I have no idea whether or not I’m alone in this, but I really have no idea what the lyrics to most Dinosaur Jr songs are, except for “Freak Scene” and maybe one or two others. I put on Dungen’s “Ta Det Lungt” on to write this post and in anticipation of “Tio Bitar,” out 5/15, and I can sing along to that almost as well as I can to “You’re Living All Over Me,” and Dungen’s Swedish. I know the melodies–when they’re on, they’re catchy as fuck–but exactly how they correspond to Queen’s English, well, I missed that. It turns out that it’s actually worthwhile to look some of them up–the sort-of frightening “Little Fury Things,” the haikuishness of “The Lung,” the awkwardly passive “Raisans,” and the unbearably anguished “Tarpit.” A lot of these songs are pretty awkward, and they gain a lot from being mumbled, but there’s a real tenderness and often a real vulnerability underneath the songs. “I’m waiting, please come back.” “Take my fate.” “I’ll be grazing by your window/ please come pat me on the head.” “I’ll be down, I’ll be around/ I’ll be hanging where eventually you’ll have to be/ I’ll just stare and hope you’ll care.” You really do see the floppy, awkward kid of a thousand articles pleading, hoping that these girls won’t give a shit enough to not leave him, hoping to maybe live the same moments that the narrator of “Hey Joni” will look back on when he begs for time to pause.

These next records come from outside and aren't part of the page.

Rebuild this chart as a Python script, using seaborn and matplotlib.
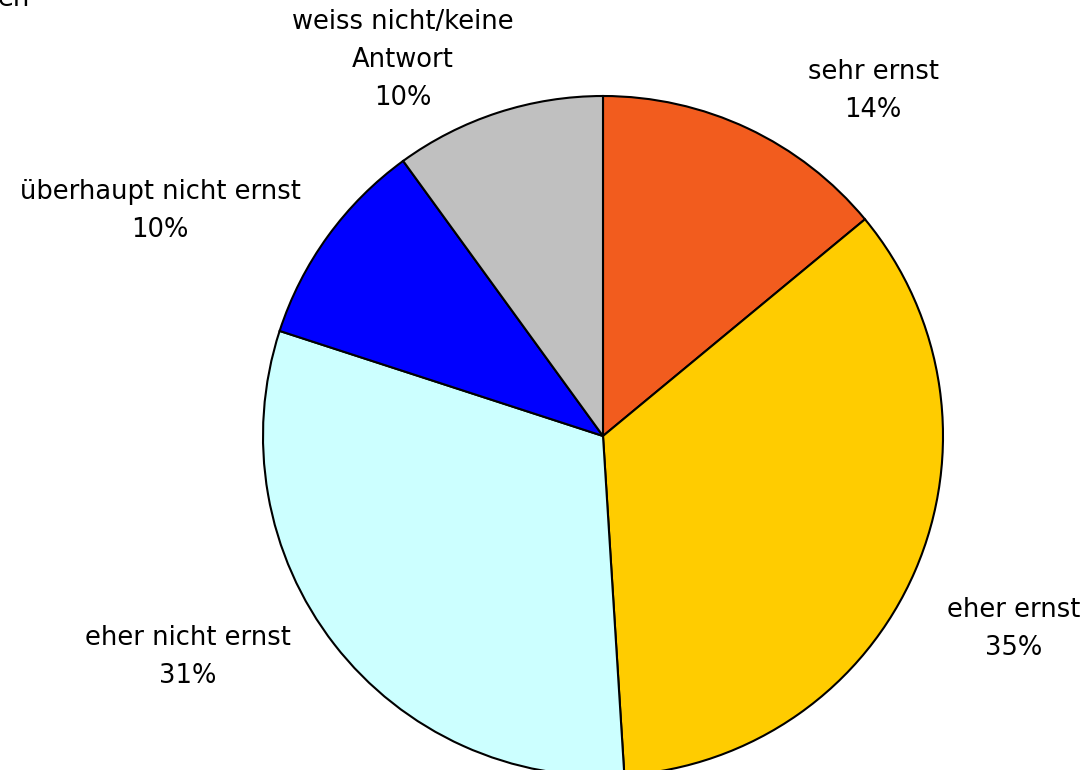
import matplotlib
matplotlib.use("Agg")
import matplotlib.pyplot as plt
import seaborn as sns

categories = ["sehr ernst", "eher ernst", "eher nicht ernst", "überhaupt nicht ernst", "weiss nicht/keine\nAntwort"]
values = [14, 35, 31, 10, 10]
colors = ["#F25C1E", "#FFCC00", "#CCFFFF", "#0000FF", "#C0C0C0"]

sns.set_theme(style="white")
plt.rcParams['font.family'] = ['DejaVu Sans']

W, H = 1089, 770
fig = plt.figure(figsize=(W / 100, H / 100), dpi=100)
ax = fig.add_axes([0, 0, 1, 1])

cx, cy, r = 603, H - 436, 340
ax.pie(values, colors=colors, startangle=90, counterclock=False,
       center=(cx, cy), radius=r, frame=True,
       wedgeprops=dict(edgecolor="black", linewidth=1.5))
ax.set_xlim(0, W)
ax.set_ylim(0, H)
ax.set_aspect("equal")
ax.axis("off")

label_pos = [(873, 91), (1014, 629), (188, 657), (160, 211), (403, 60)]
for cat, v, (x, y) in zip(categories, values, label_pos):
    ax.text(x, H - y, f"{cat}\n{v}%", ha="center", va="center",
            fontsize=18.5, color="black", linespacing=1.62)

fig.text(30 / W, 1 - 6 / H, "en", ha="right", va="baseline", fontsize=18.5, color="black")

fig.savefig("out.png", dpi=100)
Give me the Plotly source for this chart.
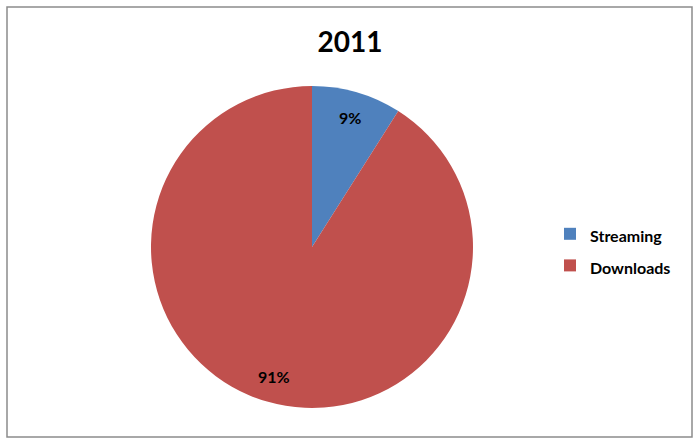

That’s what I hope comes out of “Beyond” – God knows I have no idea what the lyrical content is, I don’t even know most of the riffs yet. I want to see what happens to that kid twenty years down the road, although I don’t want to do so without the context of some good, noisy pop songs that I’m pretty sure J Mascis stopped writing around 1990 until Lou and Murph showed up at his basement or whatever I hope happened. I know he’s “Almost Ready,” that he’s “Been There All The Time,” I guess, and I know that “Beyond” sounds like Dinosaur Jr. Which is about enough for me, of course, but let’s see what’s under the noise, and then maybe even sing along.